Interest from older and more traditional beer drinkers is part of a larger trend across all food and beverage markets in which people want to know more about how the products they consume are made, including the ingredients and processes used, Ungermann said.

“Traditional brewers like Anchor, with our hand-crafted beers, take extra care to use exceptional ingredients and time-tested techniques to create beers that tell a story and are deliciously drinkable,” he said. “Traditional beer drinkers are most likely looking for something that tastes good and feels good to be drinking, and a well-made beer that has unique authenticity should fit that nicely.”

Craft beer has caused a “line blurring” of the traditional generational influence on beer drinking, Cocalis said.

“This is anecdotal but people used to drink what their parents were drinking. Now it’s a little more that parents are getting exposed to what the younger generations drink,” she said. “This is inherent in the tendency among younger consumers to try and share different flavors. It’s about experimenting and exploring. There’s not necessarily one beer kept in the fridge and we don’t stray from that.”

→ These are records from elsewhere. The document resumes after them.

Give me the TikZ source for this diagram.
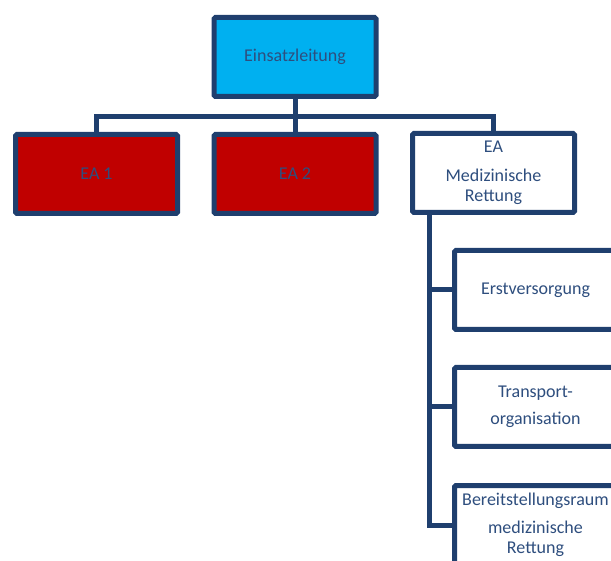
\documentclass[tikz,border=0pt]{standalone}
\usepackage{fontspec}
\setmainfont{Carlito}
\usepackage{tikz}
\definecolor{navy}{RGB}{31,63,110}
\definecolor{textnavy}{RGB}{46,78,126}
\definecolor{leadblue}{RGB}{0,176,240}
\definecolor{eared}{RGB}{192,0,0}
\tikzset{
  box/.style = {draw=navy, line width=5pt, rounded corners=1.5pt, minimum width=162pt, minimum height=79pt, align=center, text=textnavy, font=\fontsize{18}{20.5}\selectfont},
  lead/.style = {box, fill=leadblue},% Leitung
  ea/.style = {box, fill=eared},
  sub/.style = {box, fill=white},
  link/.style = {draw=navy, line width=5pt}
}
\begin{document}
\begin{tikzpicture}[x=1pt,y=-1pt]
\useasboundingbox (0,0) rectangle (611,561);
\clip (0,0) rectangle (611,561);
\node [lead] (lead) at (295,57) {Einsatzleitung};
\node [ea] (ea1) at (96.5,174) {EA 1};
\node [ea] (ea2) at (295,174) {EA 2};
\node [sub] (med) at (493.5,173) {EA\\[8pt]Medizinische\\Rettung};
\node [sub] (erst) at (535.5,290) {Erstversorgung};
\node [sub] (trans) at (535.5,407) {Transport-\\[7pt]organisation};
\node [sub] (bereit) at (535.5,525) {Bereitstellungsraum\\[7pt]medizinische\\Rettung};
% Verbindungen
\coordinate (bus) at (295,117);
\draw [link] (lead.south) -- (bus);
\draw [link] (ea1.north) |- (bus) -| (med.north);
\draw [link] (bus) -- (ea2.north);
\coordinate (trunk) at ([xshift=19pt]med.south west);
\draw [link] (trunk) |- (bereit.west);
\draw [link] (trunk |- erst.west) -- (erst.west);
\draw [link] (trunk |- trans.west) -- (trans.west);
\end{tikzpicture}
\end{document}
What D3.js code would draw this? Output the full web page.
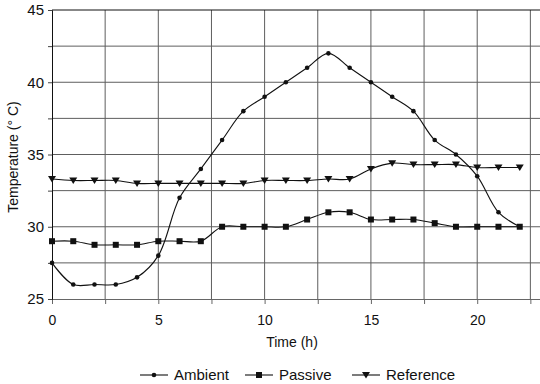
<!DOCTYPE html>
<html>
<head>
<meta charset="utf-8">
<script src="https://cdn.jsdelivr.net/npm/d3@7"></script>
<style>
  body { margin: 0; background: #fff; }
  text { font-family: "Liberation Sans", Arial, sans-serif; fill: #111; }
</style>
</head>
<body>
<svg id="chart" width="540" height="384"></svg>
<script>
// hours 0..22
var hours = [0, 1, 2, 3, 4, 5, 6, 7, 8, 9, 10, 11, 12, 13, 14, 15, 16, 17, 18, 19, 20, 21, 22];
var ambient = [27.5, 26, 26, 26, 26.5, 28, 32, 34, 36, 38, 39, 40, 41, 42, 41, 40, 39, 38, 36, 35, 33.5, 31, 30];
var passive = [29, 29, 28.75, 28.75, 28.75, 29, 29, 29, 30, 30, 30, 30, 30.5, 31, 31, 30.5, 30.5, 30.5, 30.25, 30, 30, 30, 30];
var reference = [33.3, 33.2, 33.2, 33.2, 33, 33, 33, 33, 33, 33, 33.2, 33.2, 33.2, 33.3, 33.3, 34, 34.4, 34.3, 34.3, 34.3, 34.1, 34.1, 34.1];
var seriesNames = ['Ambient', 'Passive', 'Reference'];
var xTicks = [0, 5, 10, 15, 20];
var yTicks = [25, 30, 35, 40, 45];

var svg = d3.select('#chart');
var plotLeft = 52, plotRight = 541, plotTop = 10, plotBottom = 299;

var xScale = d3.scaleLinear().domain([0, 23]).range([plotLeft, plotRight]);
var yScale = d3.scaleLinear().domain([25, 45]).range([plotBottom, plotTop]);

// grid every 2.5
var gridX = d3.range(2.5, 23, 2.5);
var gridY = d3.range(27.5, 45, 2.5);

svg.append('g').selectAll('line')
    .data(gridX)
    .enter().append('line')
    .attr('x1', d => xScale(d)).attr('x2', d => xScale(d))
    .attr('y1', plotTop).attr('y2', plotBottom)
    .attr('stroke', '#5e5e5e').attr('stroke-width', 1);

svg.append('g').selectAll('line')
    .data(gridY)
    .enter().append('line')
    .attr('x1', plotLeft).attr('x2', plotRight)
    .attr('y1', d => yScale(d)).attr('y2', d => yScale(d))
    .attr('stroke', '#5e5e5e').attr('stroke-width', 1);

// top border
svg.append('line')
    .attr('x1', plotLeft).attr('x2', plotRight)
    .attr('y1', plotTop).attr('y2', plotTop)
    .attr('stroke', '#111');

// axes
var xAxis = d3.axisBottom(xScale)
    .tickValues(d3.range(0, 23, 2.5))
    .tickSize(5)
    .tickFormat(d => xTicks.indexOf(d) >= 0 ? d : '');
var gx = svg.append('g')
    .attr('transform', `translate(0,${plotBottom})`)
    .call(xAxis);
gx.select('.domain').attr('stroke', '#666');
gx.selectAll('.tick line').attr('stroke', '#666');
gx.selectAll('text').attr('font-size', 14).attr('dy', '1.25em');

var yAxis = d3.axisLeft(yScale)
    .tickValues(d3.range(25, 45.1, 2.5))
    .tickSize(4)
    .tickFormat(d => yTicks.indexOf(d) >= 0 ? d : '');
var gy = svg.append('g')
    .attr('transform', `translate(${plotLeft},0)`)
    .call(yAxis);
gy.select('.domain').attr('stroke', '#111');
gy.selectAll('.tick line').attr('stroke', '#444');
gy.selectAll('text').attr('font-size', 15).attr('x', -8);

svg.append('text')
    .attr('x', 292).attr('y', 347)
    .attr('text-anchor', 'middle')
    .attr('font-size', 14)
    .text('Time (h)');

svg.append('text')
    .attr('transform', 'translate(18,157) rotate(-90)')
    .attr('text-anchor', 'middle')
    .attr('font-size', 14)
    .text('Temperature (° C)');

// lines
var line = d3.line()
    .x((d, i) => xScale(hours[i]))
    .y(d => yScale(d))
    .curve(d3.curveCatmullRom.alpha(0.5));

var allSeries = [ambient, passive, reference];
var markers = [
    function (g) { return g.append('circle').attr('r', 2.3); },
    function (g) { return g.append('rect').attr('x', -3).attr('y', -3).attr('width', 6).attr('height', 6); },
    function (g) { return g.append('path').attr('d', 'M-4,-3L4,-3L0,3.5Z'); }
];

allSeries.forEach(function (s, k) {
    svg.append('path')
        .datum(s)
        .attr('d', line)
        .attr('fill', 'none')
        .attr('stroke', '#111')
        .attr('stroke-width', 1.1);
    s.forEach(function (v, i) {
        var g = svg.append('g')
            .attr('transform', `translate(${xScale(hours[i])},${yScale(v)})`);
        markers[k](g).attr('fill', '#111');
    });
});

// legend
var legendX = [140, 245, 352];
var legend = svg.append('g');
seriesNames.forEach(function (name, k) {
    var g = legend.append('g').attr('transform', `translate(${legendX[k]},375)`);
    g.append('line').attr('x1', 0).attr('x2', 28).attr('y1', 0).attr('y2', 0)
        .attr('stroke', '#111').attr('stroke-width', 1.1);
    var m = g.append('g').attr('transform', 'translate(14,0)');
    markers[k](m).attr('fill', '#111');
    g.append('text').attr('x', 34).attr('y', 5)
        .attr('font-size', 15)
        .text(name);
});
</script>
</body>
</html>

During tours of Anchor, Ungermann said, visitors are often “pleasantly surprised” by the variety of flavors and styles of beers available.

“I have often encountered the person who leads off with ‘I don’t like dark beers’ who suddenly becomes a fan of Anchor Porter once they taste it for the first time,” he said. “The main perception shift that I see here is that people seem much more willing to try new styles of beer that they have either never encountered before or that they thought they’d never like, and then they like them and they come back for more.”

Happy holidays

Anchor Public Taps, the company’s new pilot brewery and bar, is scheduled to host several holiday events, including Throwback Thursday on Dec. 14, which features a vertical flight of Christmas Ales from 2014, 2015, 2016, and 2017. On Dec. 15, which is National Ugly Christmas Sweater Day, the brewery will host First Taps Friday, featuring the first-ever Imperial Wassail from Anchor.

Ballast Point on Dec. 17 is scheduled to host Victory at Sea Day, highlighted by several versions of its coffee and vanilla imperial porter. A variety of events will be held at Ballast Point tasting rooms throughout the country during the week surrounding the winter solstice. The brewery just released its first barrel-aged Victory at Sea for retail sale, Cocalis said.

Stone is scheduled to host two New Year’s Eve events and release several holiday beers, including Xocoveza, a mocha stout inspired by Mexican hot chocolate; its popular Enjoy By 12.25.17 Unfiltered IPA; and several barrel-aged, large-format beers from its Small Batch series.